I scared the grasshopper up into it's web as I was trying to get closer, it happened so fast that I didn't have time to change any settings and I was bracketed, the result was some slower shutter speeds as he wrapped up the grasshopper.  

They aren't brilliant on the IQ, I had my 18-200 on so they are relatively big crops.

Would love to hear your thoughts, thanks for taking a look!

First bite?... Can't tell if that's his mouth and if it is by God it looks like predator! I'm glad I couldn't see this as the time because it was going so fast lol







Starting to spin.






Spinning.







Proud of his handywork!







And a bite...








Spinning an anchor on his way back to the middle of the web.
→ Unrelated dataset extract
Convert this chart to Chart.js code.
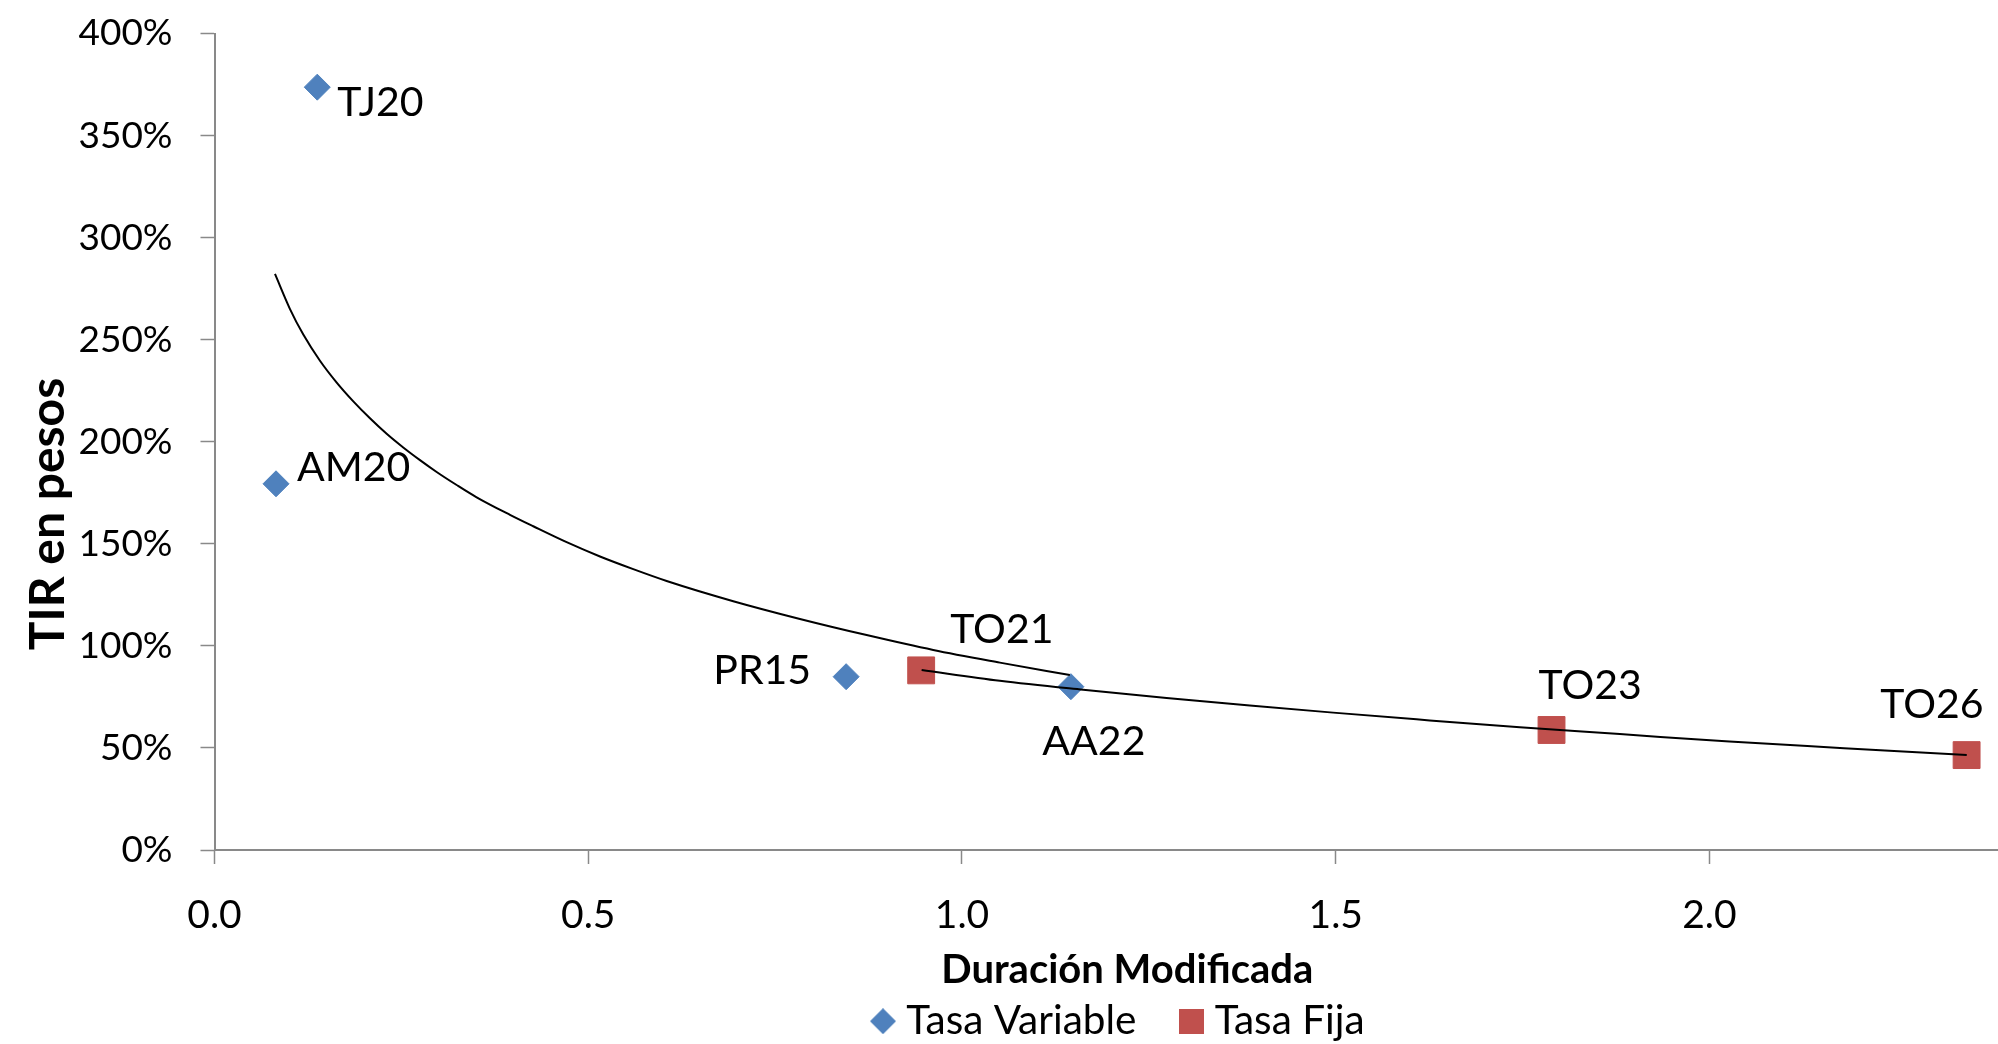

And back to center to wait for more prey.


----------



## cbarnard7 (Aug 31, 2013)

There are a couple that aren't sharp, but I love #4! I'm not afraid of spiders, but if they're ever large enough to devour me like that grasshopper I might leave this planet.


----------



## PixelRabbit (Aug 31, 2013)

Thanks and I agree!


----------



## Nervine (Sep 1, 2013)

I agree #4 is my fav too. I am not sure if that's its mouth open in the first one. 


On a side note i was watching a red back spider wrap up its meal this morning. So fascinating to see it happening.


----------



## PixelRabbit (Sep 1, 2013)

Thanks Nervine, I think my favourite are the ones of him wrapping, I like the motion in them .


----------